**** Information shown
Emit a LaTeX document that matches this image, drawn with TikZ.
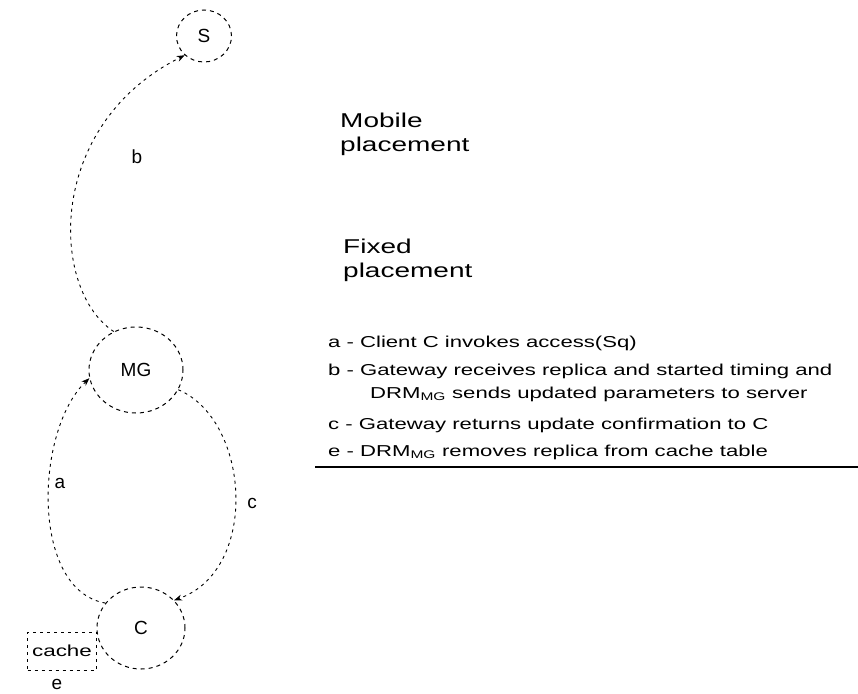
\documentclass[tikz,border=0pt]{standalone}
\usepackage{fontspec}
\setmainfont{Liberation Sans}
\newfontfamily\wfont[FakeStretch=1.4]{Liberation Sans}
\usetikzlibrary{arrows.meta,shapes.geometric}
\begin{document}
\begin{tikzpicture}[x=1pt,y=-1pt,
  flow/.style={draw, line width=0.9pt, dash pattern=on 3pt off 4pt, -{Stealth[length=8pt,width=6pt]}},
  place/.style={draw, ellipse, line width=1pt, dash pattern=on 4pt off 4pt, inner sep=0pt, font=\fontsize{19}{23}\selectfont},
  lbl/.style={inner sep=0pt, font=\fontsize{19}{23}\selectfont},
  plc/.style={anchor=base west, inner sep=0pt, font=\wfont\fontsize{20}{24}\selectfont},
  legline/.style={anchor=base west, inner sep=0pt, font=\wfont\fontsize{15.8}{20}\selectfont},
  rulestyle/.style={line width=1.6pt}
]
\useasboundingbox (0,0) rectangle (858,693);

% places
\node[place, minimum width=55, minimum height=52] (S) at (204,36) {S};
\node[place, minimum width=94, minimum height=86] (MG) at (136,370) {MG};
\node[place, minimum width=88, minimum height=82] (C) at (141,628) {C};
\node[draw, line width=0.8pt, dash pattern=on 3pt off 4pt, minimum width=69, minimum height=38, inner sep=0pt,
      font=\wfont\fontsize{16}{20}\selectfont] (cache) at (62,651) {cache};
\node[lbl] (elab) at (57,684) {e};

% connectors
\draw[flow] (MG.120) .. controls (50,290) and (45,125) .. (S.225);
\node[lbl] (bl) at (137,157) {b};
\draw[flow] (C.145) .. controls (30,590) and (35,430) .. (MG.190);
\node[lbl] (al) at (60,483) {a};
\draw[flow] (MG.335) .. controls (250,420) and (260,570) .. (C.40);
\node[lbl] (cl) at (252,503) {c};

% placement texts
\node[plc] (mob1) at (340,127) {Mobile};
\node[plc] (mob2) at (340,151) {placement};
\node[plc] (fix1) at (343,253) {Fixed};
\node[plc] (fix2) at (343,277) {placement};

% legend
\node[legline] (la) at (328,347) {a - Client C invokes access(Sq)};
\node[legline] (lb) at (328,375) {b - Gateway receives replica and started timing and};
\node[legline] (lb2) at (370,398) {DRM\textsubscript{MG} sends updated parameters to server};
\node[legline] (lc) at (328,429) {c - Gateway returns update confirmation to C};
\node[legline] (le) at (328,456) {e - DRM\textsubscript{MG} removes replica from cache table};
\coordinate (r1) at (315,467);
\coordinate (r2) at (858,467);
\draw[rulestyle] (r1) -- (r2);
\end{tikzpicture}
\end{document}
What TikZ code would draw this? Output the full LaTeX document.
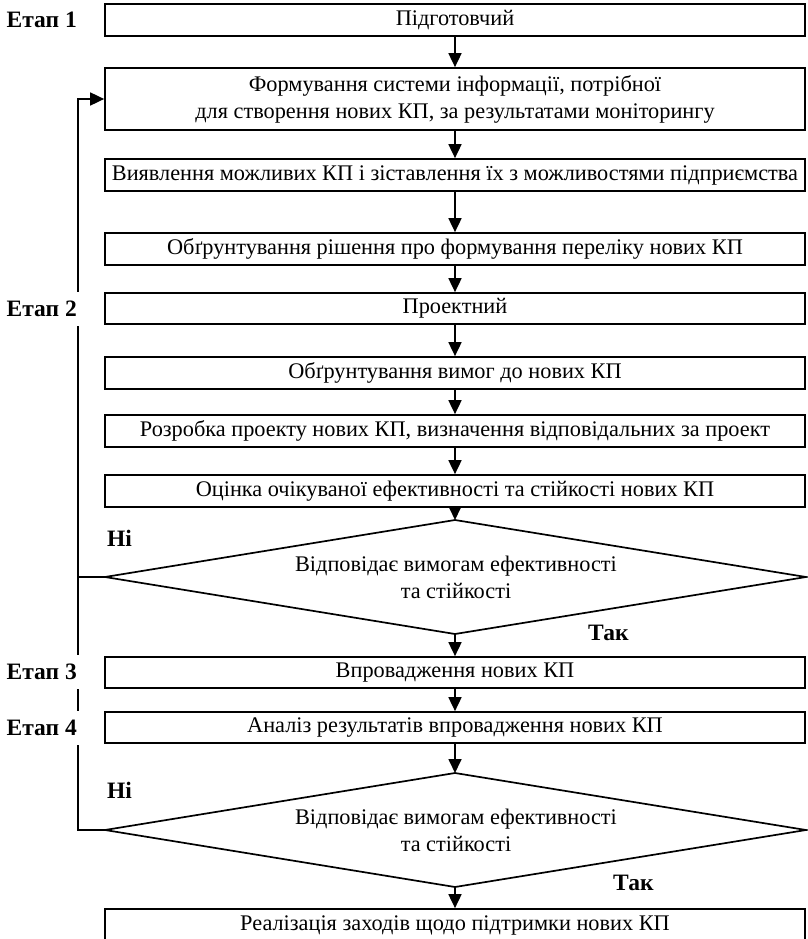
********
Word for word, give again the lines from the first entry to the line with "(0,0) rectangle (858,693);", inclusive. Exclude the pictures.

• The reply:
Emit a LaTeX document that matches this image, drawn with TikZ.
\documentclass[tikz,border=0pt]{standalone}
\usepackage{fontspec}
\setmainfont{Liberation Sans}
\newfontfamily\wfont[FakeStretch=1.4]{Liberation Sans}
\usetikzlibrary{arrows.meta,shapes.geometric}
\begin{document}
\begin{tikzpicture}[x=1pt,y=-1pt,
  flow/.style={draw, line width=0.9pt, dash pattern=on 3pt off 4pt, -{Stealth[length=8pt,width=6pt]}},
  place/.style={draw, ellipse, line width=1pt, dash pattern=on 4pt off 4pt, inner sep=0pt, font=\fontsize{19}{23}\selectfont},
  lbl/.style={inner sep=0pt, font=\fontsize{19}{23}\selectfont},
  plc/.style={anchor=base west, inner sep=0pt, font=\wfont\fontsize{20}{24}\selectfont},
  legline/.style={anchor=base west, inner sep=0pt, font=\wfont\fontsize{15.8}{20}\selectfont},
  rulestyle/.style={line width=1.6pt}
]
\useasboundingbox (0,0) rectangle (858,693);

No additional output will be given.